Despite setbacks, The Grooming Company saw double-digit growth across three of its brands in the face of a slowing economy and sinking oil prices, with some of its locations having witnessed 25 percent growth in revenue since 2015.
While Dasmal concedes people are spending less, she claims it has not critically affected the business.
“People still love to get their nails done, that doesn’t change. People still love to look good,” she says.
It would not be the first time the firm saw growth in dire economic conditions. Dasmal says the company experienced two of its best years during the recession of 2008-2009.
“It surprised us at first, because everybody was ready for some bad times. But I think we’re very lucky because what we do, in a very cliché way, feeds your soul,” she says. “So, when things are not going great, when it’s all dooms day out there and everybody’s just down and things aren’t going the way you hope, I think this is like an escape for people, whether it’s man or woman, whether it’s getting your nails done or your hair done. That’s the reason it worked.”
Had Dasmal started her business in Tehran, she does not believe she would have had the same success.
“Iran is a very difficult market. It’s one of those Saudi-type of markets where there is tremendous potential, but it is extremely difficult to run. There are a lot of restrictions to set up and maintain and run and just to operate a business there, especially in the beauty and women sector,” she says.
“You can’t have foreign workers so easily, whereas here we have people from the Philippines, Indian ladies who specialise in waxing. [In Iran], we have to hire Iranian women to do the services. [Also] beauty and grooming are almost frowned upon by the government; beauty goes against a lot of their principles.”
Regardless of challenges, the company still receives requests from Iranians for the franchise rights. But the 40-year-old founder stands by her decision to abstain from operating independently in Iran.
“I’m a true Iranian at heart. I visit Iran very often and I have done so throughout the years, but I would’ve never dared open a location in Tehran by myself, because it’s very difficult and it’s one of those markets where you want to be on top of it whether you’re a franchisee or the brand itself. It’s not easy in any business but specifically in ours where standards, hygiene, all those factors are so much more difficult to maintain outside of where you are,” she says.
“So when the franchisees came to us, it felt like it was a calling.”
With a franchise to supervise in another country, 18 to operate in the UAE and three to oversee in the pipeline, Dasmal has a lot on her plate. The secret to her attainment, she says, lies in loving what she does.
“You have to really love what you do, as cliché as it sounds. And it goes back to this one quote, ‘Love what you do and you’ll never have to work a day in your life’. It really resonates well with me because I never felt that I worked. I’m just doing something that I think I’m really good at and that I love,” she says.

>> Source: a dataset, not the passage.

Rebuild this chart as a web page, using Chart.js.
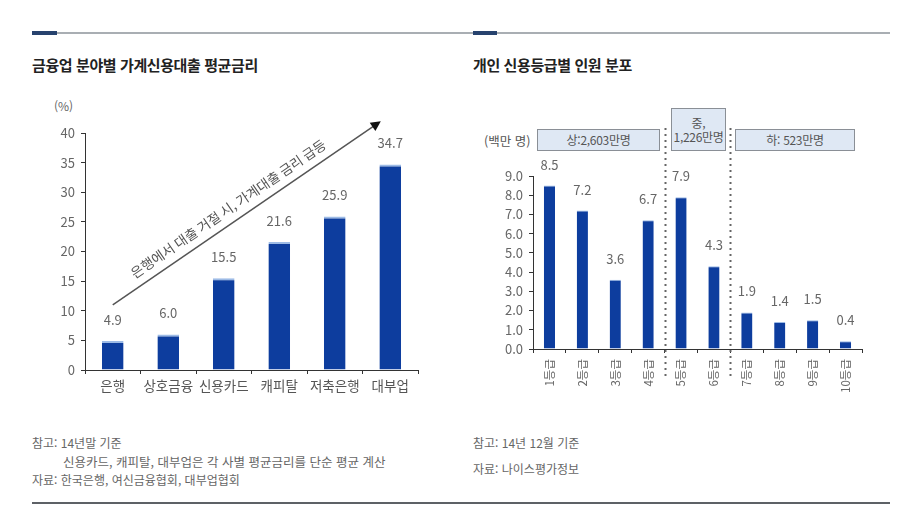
<!DOCTYPE html>
<html lang="ko">
<head>
<meta charset="utf-8">
<script src="https://cdn.jsdelivr.net/npm/chart.js@4.4.1/dist/chart.umd.min.js"></script>
<style>
  html, body { margin:0; padding:0; background:#fff; }
  body { width:906px; height:506px; position:relative; overflow:hidden;
         font-family:"Noto Sans CJK KR","Noto Sans",sans-serif; }
  .abs { position:absolute; white-space:nowrap; }
  .rule { position:absolute; height:2px; background:#a9aeb3; }
  .accent { position:absolute; height:4px; background:#27426e; }
  .title { font-size:15px; font-weight:bold; color:#222; letter-spacing:-0.4px; }
  .note { font-size:12px; color:#666; }
  .box { position:absolute; background:#dfe8f4; border:1px solid #8a8f96; box-sizing:border-box;
         font-size:12px; color:#555; text-align:center; line-height:1.15; display:flex;
         flex-direction:column; justify-content:center; letter-spacing:-0.3px; }
  canvas { position:absolute; }
</style>
</head>
<body>
<div class="rule" style="left:32px; top:32px; width:858px;"></div>
<div class="accent" style="left:32px; top:31px; width:25px;"></div>
<div class="accent" style="left:473px; top:31px; width:24px;"></div>

<div class="abs title" style="left:32px; top:54px;">금융업 분야별 가계신용대출 평균금리</div>
<div class="abs title" style="left:473px; top:54px;">개인 신용등급별 인원 분포</div>

<div class="abs note" style="left:54px; top:97px; font-size:12px;">(%)</div>

<div class="abs note" style="left:484px; top:131px; font-size:12.5px; color:#555;">(백만 명)</div>
<div class="box" style="left:537px; top:129px; width:123px; height:22px;">상:2,603만명</div>
<div class="box" style="left:671px; top:108px; width:55px; height:43px;"><span>중,</span><span>1,226만명</span></div>
<div class="box" style="left:735px; top:129px; width:120px; height:22px;">하: 523만명</div>

<canvas id="c1" width="400" height="310" style="left:30px; top:90px;"></canvas>
<canvas id="c2" width="420" height="320" style="left:460px; top:100px;"></canvas>

<div class="abs note" style="left:32px; top:434px;">참고: 14년말 기준</div>
<div class="abs note" style="left:63px; top:452px; font-size:12.5px;">신용카드, 캐피탈, 대부업은 각 사별 평균금리를 단순 평균 계산</div>
<div class="abs note" style="left:32px; top:471px;">자료: 한국은행, 여신금융협회, 대부업협회</div>

<div class="abs note" style="left:473px; top:434px;">참고: 14년 12월 기준</div>
<div class="abs note" style="left:473px; top:460px;">자료: 나이스평가정보</div>

<div class="rule" style="left:32px; top:502px; width:858px; background:#5d6166;"></div>

<script>
// ---- Data ----
const sectorCategories = ['은행', '상호금융', '신용카드', '캐피탈', '저축은행', '대부업'];
const sectorRates = [4.9, 6.0, 15.5, 21.6, 25.9, 34.7];
const sectorRateLabels = ['4.9', '6.0', '15.5', '21.6', '25.9', '34.7'];

const gradeCategories = ['1등급', '2등급', '3등급', '4등급', '5등급', '6등급', '7등급', '8등급', '9등급', '10등급'];
const gradePeople = [8.5, 7.2, 3.6, 6.7, 7.9, 4.3, 1.9, 1.4, 1.5, 0.4];
const gradePeopleLabels = ['8.5', '7.2', '3.6', '6.7', '7.9', '4.3', '1.9', '1.4', '1.5', '0.4'];

const arrowText = '은행에서 대출 거절 시, 가계대출 금리 급등';
const groupDividers = [3.5, 5.5];

// ---- Styles ----
const FONT = '"Noto Sans CJK KR","Noto Sans",sans-serif';
const BAR = '#0d3d9e';
const CAP = '#9dbbe6';
const AXIS = '#333';

const valueLabels = {
  id: 'valueLabels',
  afterDatasetsDraw(chart, args, opts) {
    const ctx = chart.ctx;
    const meta = chart.getDatasetMeta(0);
    ctx.save();
    ctx.font = '13px ' + FONT;
    ctx.fillStyle = '#666';
    ctx.textAlign = 'center';
    ctx.textBaseline = 'middle';
    meta.data.forEach((bar, i) => {
      ctx.fillText(opts.labels[i], bar.x, bar.y - 21);
    });
    ctx.restore();
  }
};

const trendArrow = {
  id: 'trendArrow',
  afterDraw(chart) {
    const xs = chart.scales.x, ys = chart.scales.y, ctx = chart.ctx;
    const x0 = xs.getPixelForValue(0), y0 = ys.getPixelForValue(11);
    const x1 = xs.getPixelForValue(4.83), y1 = ys.getPixelForValue(42);
    const ang = Math.atan2(y1 - y0, x1 - x0);
    ctx.save();
    ctx.strokeStyle = '#555';
    ctx.lineWidth = 1.5;
    ctx.beginPath();
    ctx.moveTo(x0, y0);
    ctx.lineTo(x1 - 6 * Math.cos(ang), y1 - 6 * Math.sin(ang));
    ctx.stroke();
    ctx.translate(x1, y1);
    ctx.rotate(ang);
    ctx.fillStyle = '#111';
    ctx.beginPath();
    ctx.moveTo(0, 0);
    ctx.lineTo(-10, -5);
    ctx.lineTo(-10, 5);
    ctx.closePath();
    ctx.fill();
    ctx.restore();

    // text along the arrow
    ctx.save();
    const mx = x0 + (x1 - x0) * 0.46, my = y0 + (y1 - y0) * 0.46;
    ctx.translate(mx, my);
    ctx.rotate(ang);
    ctx.font = '13.5px ' + FONT;
    ctx.fillStyle = '#555';
    ctx.textAlign = 'center';
    ctx.textBaseline = 'middle';
    ctx.fillText(arrowText, 0, -14);
    ctx.restore();
  }
};

const dividers = {
  id: 'dividers',
  afterDraw(chart) {
    const xs = chart.scales.x, ctx = chart.ctx;
    ctx.save();
    ctx.strokeStyle = '#666';
    ctx.lineWidth = 2;
    ctx.setLineDash([2, 4]);
    groupDividers.forEach(v => {
      const x = Math.round(xs.getPixelForValue(v)) + 0.5;
      ctx.beginPath();
      ctx.moveTo(x, 28);
      ctx.lineTo(x, 278);
      ctx.stroke();
    });
    ctx.restore();
  }
};

new Chart(document.getElementById('c1'), {
  type: 'bar',
  data: {
    labels: sectorCategories,
    datasets: [{
      data: sectorRates,
      backgroundColor: BAR,
      borderColor: CAP,
      borderWidth: { top: 2, left: 0, right: 0, bottom: 0 },
      borderSkipped: 'start',
      categoryPercentage: 1,
      barPercentage: 0.39
    }]
  },
  options: {
    responsive: false,
    animation: false,
    events: [],
    layout: { padding: { top: 43, right: 12, left: 0, bottom: 0 } },
    plugins: { legend: { display: false }, tooltip: { enabled: false },
               valueLabels: { labels: sectorRateLabels } },
    scales: {
      x: {
        afterFit(s) { s.height = 30; },
        grid: { offset: true, drawOnChartArea: false, tickLength: 4, color: AXIS },
        border: { display: true, color: AXIS, width: 1 },
        ticks: { font: { family: FONT, size: 13.5 }, color: '#555', padding: 4, maxRotation: 0 }
      },
      y: {
        min: 0, max: 40,
        afterFit(s) { s.width = 55; },
        grid: { drawOnChartArea: false, tickLength: 4, color: AXIS },
        border: { display: true, color: AXIS, width: 1 },
        ticks: { stepSize: 5, font: { family: FONT, size: 13 }, color: '#666', padding: 6 }
      }
    }
  },
  plugins: [valueLabels, trendArrow]
});

new Chart(document.getElementById('c2'), {
  type: 'bar',
  data: {
    labels: gradeCategories,
    datasets: [{
      data: gradePeople,
      backgroundColor: BAR,
      borderColor: CAP,
      borderWidth: { top: 1, left: 0, right: 0, bottom: 0 },
      borderSkipped: 'start',
      categoryPercentage: 1,
      barPercentage: 0.34
    }]
  },
  options: {
    responsive: false,
    animation: false,
    events: [],
    layout: { padding: { top: 76, right: 18, left: 0, bottom: 0 } },
    plugins: { legend: { display: false }, tooltip: { enabled: false },
               valueLabels: { labels: gradePeopleLabels } },
    scales: {
      x: {
        afterFit(s) { s.height = 71; },
        grid: { offset: true, drawOnChartArea: false, tickLength: 4, color: AXIS },
        border: { display: true, color: AXIS, width: 1 },
        ticks: { font: { family: FONT, size: 11.5 }, color: '#666', padding: 6,
                 minRotation: 90, maxRotation: 90, autoSkip: false }
      },
      y: {
        min: 0, max: 9,
        afterFit(s) { s.width = 73; },
        grid: { drawOnChartArea: false, tickLength: 4, color: AXIS },
        border: { display: true, color: AXIS, width: 1 },
        ticks: { stepSize: 1, font: { family: FONT, size: 13 }, color: '#666', padding: 6,
                 callback: v => Number(v).toFixed(1) }
      }
    }
  },
  plugins: [valueLabels, dividers]
});
</script>
</body>
</html>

“It’s been hard, it’s been difficult but it’s never felt like, ‘Oh I have to get up and go to work’. Maybe I’m very fortunate because it’s something that belongs to me. It’s my legacy. It’s something I started and I created. And it turned into something very successful and big, relatively. So that probably makes it a lot easier to love what you do.”
But meeting the mother of four it is obvious her success is also influenced by perseverance and vision. As she walks into the new VIP suite at 1847, the self-proclaimed perfectionist juggles rearranging the furniture, contacting designers and changing the background music.
Seventeen years after launching The Grooming Company, this is still one woman with plenty of energy.